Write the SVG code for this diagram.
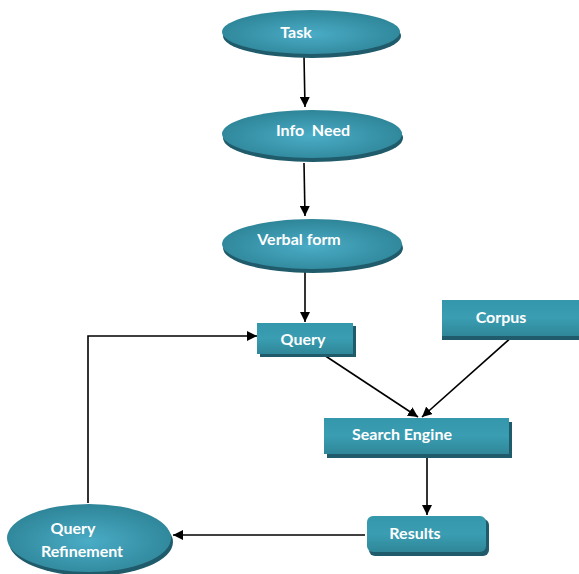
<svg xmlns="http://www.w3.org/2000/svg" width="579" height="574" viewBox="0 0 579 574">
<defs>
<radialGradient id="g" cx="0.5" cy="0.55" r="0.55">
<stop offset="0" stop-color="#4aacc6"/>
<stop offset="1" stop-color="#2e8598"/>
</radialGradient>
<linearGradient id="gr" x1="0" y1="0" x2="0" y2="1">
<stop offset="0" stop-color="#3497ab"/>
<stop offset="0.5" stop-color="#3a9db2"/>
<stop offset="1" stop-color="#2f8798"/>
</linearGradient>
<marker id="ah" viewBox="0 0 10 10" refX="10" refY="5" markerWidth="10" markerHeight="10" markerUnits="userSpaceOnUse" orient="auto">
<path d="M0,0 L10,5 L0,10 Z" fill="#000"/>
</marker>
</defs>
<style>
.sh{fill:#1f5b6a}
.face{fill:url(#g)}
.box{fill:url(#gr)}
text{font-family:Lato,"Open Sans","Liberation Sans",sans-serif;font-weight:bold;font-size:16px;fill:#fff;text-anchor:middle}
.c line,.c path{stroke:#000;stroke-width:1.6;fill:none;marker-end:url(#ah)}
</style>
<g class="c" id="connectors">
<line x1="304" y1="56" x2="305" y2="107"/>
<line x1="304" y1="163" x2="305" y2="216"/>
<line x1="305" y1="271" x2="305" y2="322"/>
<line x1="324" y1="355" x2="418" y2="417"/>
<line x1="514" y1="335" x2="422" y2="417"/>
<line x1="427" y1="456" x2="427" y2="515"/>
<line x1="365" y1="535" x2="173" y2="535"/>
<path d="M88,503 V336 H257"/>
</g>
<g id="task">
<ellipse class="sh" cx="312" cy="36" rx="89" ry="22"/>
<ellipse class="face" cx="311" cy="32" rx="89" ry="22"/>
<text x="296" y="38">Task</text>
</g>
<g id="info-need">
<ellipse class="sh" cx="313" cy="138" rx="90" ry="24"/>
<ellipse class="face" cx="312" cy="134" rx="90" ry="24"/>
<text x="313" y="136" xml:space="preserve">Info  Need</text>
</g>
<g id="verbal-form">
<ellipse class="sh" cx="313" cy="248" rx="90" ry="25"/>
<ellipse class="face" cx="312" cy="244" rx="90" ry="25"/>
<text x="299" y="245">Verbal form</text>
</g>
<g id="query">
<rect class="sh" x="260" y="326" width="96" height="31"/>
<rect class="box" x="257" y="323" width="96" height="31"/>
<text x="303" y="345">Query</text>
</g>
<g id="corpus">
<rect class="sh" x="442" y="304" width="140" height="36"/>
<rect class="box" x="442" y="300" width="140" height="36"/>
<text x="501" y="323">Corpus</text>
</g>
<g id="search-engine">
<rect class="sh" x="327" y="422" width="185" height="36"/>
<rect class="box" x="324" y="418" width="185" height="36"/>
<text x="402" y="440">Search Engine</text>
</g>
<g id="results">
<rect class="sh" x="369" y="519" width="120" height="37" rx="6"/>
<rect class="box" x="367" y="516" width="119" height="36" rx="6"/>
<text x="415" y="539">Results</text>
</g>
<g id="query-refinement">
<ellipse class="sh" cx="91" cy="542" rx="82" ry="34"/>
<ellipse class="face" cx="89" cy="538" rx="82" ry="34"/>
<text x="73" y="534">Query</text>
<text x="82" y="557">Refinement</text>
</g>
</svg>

===

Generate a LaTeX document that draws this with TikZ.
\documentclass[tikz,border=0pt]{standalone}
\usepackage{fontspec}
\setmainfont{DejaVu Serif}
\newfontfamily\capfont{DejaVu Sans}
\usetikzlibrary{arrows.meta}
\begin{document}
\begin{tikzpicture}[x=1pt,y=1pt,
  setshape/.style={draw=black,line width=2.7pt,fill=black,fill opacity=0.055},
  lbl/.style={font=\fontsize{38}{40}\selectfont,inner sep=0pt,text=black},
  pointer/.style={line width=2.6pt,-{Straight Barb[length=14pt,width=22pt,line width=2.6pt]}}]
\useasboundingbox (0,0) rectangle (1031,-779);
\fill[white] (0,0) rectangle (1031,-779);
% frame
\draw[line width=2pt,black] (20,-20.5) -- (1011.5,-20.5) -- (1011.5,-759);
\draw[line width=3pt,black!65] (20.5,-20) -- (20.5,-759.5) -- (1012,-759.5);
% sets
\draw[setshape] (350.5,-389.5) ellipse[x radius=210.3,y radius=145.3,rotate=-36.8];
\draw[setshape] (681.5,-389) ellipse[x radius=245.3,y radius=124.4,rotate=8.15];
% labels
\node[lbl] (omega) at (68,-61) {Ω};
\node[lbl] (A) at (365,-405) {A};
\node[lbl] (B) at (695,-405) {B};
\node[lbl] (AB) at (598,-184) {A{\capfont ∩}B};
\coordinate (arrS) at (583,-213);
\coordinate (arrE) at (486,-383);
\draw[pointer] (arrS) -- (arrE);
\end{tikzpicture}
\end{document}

===

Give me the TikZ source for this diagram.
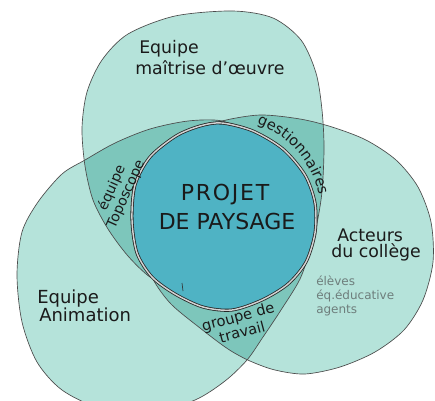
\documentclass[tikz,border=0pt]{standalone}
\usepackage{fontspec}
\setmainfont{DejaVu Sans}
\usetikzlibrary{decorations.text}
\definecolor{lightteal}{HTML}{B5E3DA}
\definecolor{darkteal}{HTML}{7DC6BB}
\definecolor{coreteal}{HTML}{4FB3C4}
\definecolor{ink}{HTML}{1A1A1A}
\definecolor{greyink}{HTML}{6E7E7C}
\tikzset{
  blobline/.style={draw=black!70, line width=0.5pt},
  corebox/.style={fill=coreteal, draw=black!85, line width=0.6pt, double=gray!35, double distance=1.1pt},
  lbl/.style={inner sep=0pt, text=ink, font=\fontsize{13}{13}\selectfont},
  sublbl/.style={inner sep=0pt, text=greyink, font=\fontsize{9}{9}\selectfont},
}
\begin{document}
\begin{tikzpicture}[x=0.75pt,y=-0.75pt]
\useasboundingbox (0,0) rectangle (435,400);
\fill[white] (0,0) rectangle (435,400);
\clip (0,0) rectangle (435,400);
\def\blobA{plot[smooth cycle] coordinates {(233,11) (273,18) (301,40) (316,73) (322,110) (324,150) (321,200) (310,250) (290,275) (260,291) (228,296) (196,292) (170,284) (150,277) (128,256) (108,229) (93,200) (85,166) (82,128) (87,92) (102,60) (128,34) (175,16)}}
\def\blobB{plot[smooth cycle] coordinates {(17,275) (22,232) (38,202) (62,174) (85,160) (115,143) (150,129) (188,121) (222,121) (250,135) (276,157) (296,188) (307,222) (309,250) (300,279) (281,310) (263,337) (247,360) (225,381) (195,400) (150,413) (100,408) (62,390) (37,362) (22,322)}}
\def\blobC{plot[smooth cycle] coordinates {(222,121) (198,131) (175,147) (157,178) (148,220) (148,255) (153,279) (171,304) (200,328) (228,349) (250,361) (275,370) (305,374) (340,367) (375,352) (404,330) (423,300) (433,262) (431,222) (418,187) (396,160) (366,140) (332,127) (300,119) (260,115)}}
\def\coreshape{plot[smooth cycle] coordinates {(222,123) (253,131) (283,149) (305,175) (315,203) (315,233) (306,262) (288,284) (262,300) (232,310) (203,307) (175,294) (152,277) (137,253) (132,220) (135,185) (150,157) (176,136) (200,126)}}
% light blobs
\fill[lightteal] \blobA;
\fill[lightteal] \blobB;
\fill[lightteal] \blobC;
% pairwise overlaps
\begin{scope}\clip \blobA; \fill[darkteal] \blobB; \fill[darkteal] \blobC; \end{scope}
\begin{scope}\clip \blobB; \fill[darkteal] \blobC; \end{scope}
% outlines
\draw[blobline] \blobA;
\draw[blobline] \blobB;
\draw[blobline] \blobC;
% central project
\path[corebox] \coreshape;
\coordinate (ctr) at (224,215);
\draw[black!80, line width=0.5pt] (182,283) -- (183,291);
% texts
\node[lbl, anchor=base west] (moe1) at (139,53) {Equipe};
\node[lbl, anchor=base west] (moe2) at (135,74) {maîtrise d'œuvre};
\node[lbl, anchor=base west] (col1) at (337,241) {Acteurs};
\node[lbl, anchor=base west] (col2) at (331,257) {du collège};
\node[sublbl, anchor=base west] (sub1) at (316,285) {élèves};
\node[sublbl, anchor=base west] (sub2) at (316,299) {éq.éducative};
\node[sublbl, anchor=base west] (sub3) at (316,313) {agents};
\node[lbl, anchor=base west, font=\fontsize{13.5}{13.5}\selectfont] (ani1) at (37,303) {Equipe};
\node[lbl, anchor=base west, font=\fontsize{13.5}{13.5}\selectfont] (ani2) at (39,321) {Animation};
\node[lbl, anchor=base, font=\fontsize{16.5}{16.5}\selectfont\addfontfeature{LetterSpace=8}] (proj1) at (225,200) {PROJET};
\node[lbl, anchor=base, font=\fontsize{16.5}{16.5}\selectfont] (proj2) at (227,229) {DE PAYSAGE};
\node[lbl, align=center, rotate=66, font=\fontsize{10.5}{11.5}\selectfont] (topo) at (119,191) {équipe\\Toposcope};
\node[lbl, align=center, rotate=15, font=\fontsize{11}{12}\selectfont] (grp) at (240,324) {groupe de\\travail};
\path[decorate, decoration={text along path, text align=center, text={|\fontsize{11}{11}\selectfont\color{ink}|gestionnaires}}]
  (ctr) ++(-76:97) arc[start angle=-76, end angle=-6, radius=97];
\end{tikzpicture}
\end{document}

===

**Your goal**: Locate the string "diagram" in the listing above and copy every line where it occurs.

**Reply to the task**:
Write the SVG code for this diagram.
Give me the TikZ source for this diagram.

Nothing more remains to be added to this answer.